Est-il surprenant
que les relations entre le parquet, les magistrats en général, et les avocats
soient conflictuelles ? Pour une énième fois, les robes noires ont manifesté,
mardi 6 juin, leur colère contre les « humiliations répétées » contre la
profession. Cette fois-ci, la cause ne figure pas sur le registre de l'incident
d'audience, généralement à l'origine des mouvements de protestation des
avocats, car c'est la mise en fourrière du véhicule d'un avocat sur appui d'un
procureur qui a déclenché la protesta mardi dernier, mais cela pose un
véritable problème relationnel qu'il s'agit de gérer et entretenir dans le
temps. En tout cas, c'est la crédibilité de la justice qui est dans la balance.
Pour le justiciable, ces conflits entre avocats et magistrats ne plaident en
rien pour une justice sereine. C'est même très inquiétant de voir et d'entendre
des avocats reconnaître publiquement qu'ils sont objet d'humiliation de la part
des magistrats. Que peut dire ou faire, alors, le citoyen justiciable si sa
défense, censée plaider ses intérêts, n'est même pas en mesure de sauvegarder
son honneur ? C'est d'une gravité telle que cela appelle tous les responsables,
en premier lieu le premier magistrat du pays, à se pencher sur cette relation
qui n'a jamais été beau fixe d'une manière générale. L'avocat n'est pas
au-dessus des lois, ni le magistrat, ni le citoyen. La balance paraît bien
équilibrée dans cette considération si simple en apparence, mais pas très
abordable dans la pratique. Le fonctionnement de la justice implique l'engagement
de plusieurs parties qui ne naviguent pas toutes dans le même sens. Car, il y a
toujours une confrontation des intérêts conflictuels dans la recherche de la
vérité. Est-ce pour autant une raison pour que les parties engagées dans le
processus judiciaire se considèrent comme des ennemis jurés ou que le magistrat
en arrive à rabaisser l'importance du rôle de la défense d'un accusé, ou tout
autre auxiliaire, dans la machine judiciaire ? C'est une réalité qu'on ne
devrait pas taire, dans les confidences des avocats, ces derniers affirment
qu'ils font figure de piètre accessoire dans l'édifice judiciaire ! Est-ce par
injonction de la tutelle qu'on verrait des magistrats mieux disposés à
respecter la défense et cette dernière plus attachée au respect des procédures
et de la loi en faisant fonctionner avec rigueur les conseils de disciplines au
sein des barreaux (l'avocat étant disciplinairement dépendant du bâtonnat) ?

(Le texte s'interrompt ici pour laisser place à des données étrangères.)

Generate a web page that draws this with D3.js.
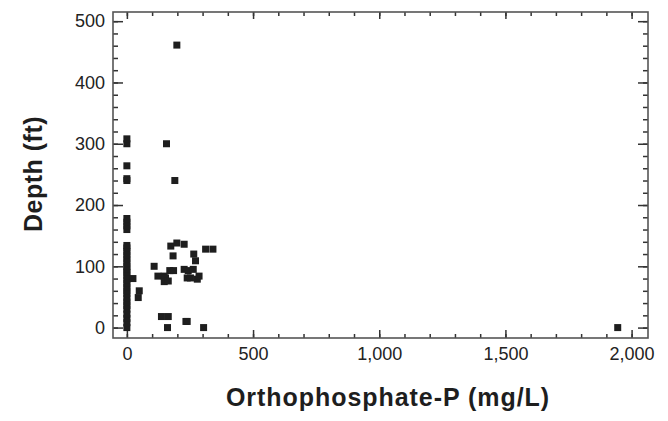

Rien n'est facile pour faire bâtir des relations professionnelles respectueuses
dans cet ordre où les uns et les autres sont des accréditeurs de la justice, en
même temps qu'ils lui sont assujettis. Sans jeter l'opprobre sur une partie ou
une autre, notons qu'il y a un manque flagrant de dialogue entre ces parties.
La relation entre magistrats et avocats doit être codifiée, dans le cadre de
l'éthique et de la loi au-dessus de tous, mais seul le dialogue régulier et
objectif entre eux, du fait des mutations des magistrats et des changements au
sein des barreaux selon les délais de mandats qui fait qu'on se retrouve assez
souvent dans des environnements nouveaux, pourrait aplanir les difficultés et
les inimitiés. Le recours à la grève serait dans ce cadre très éloigné du champ judiciaire.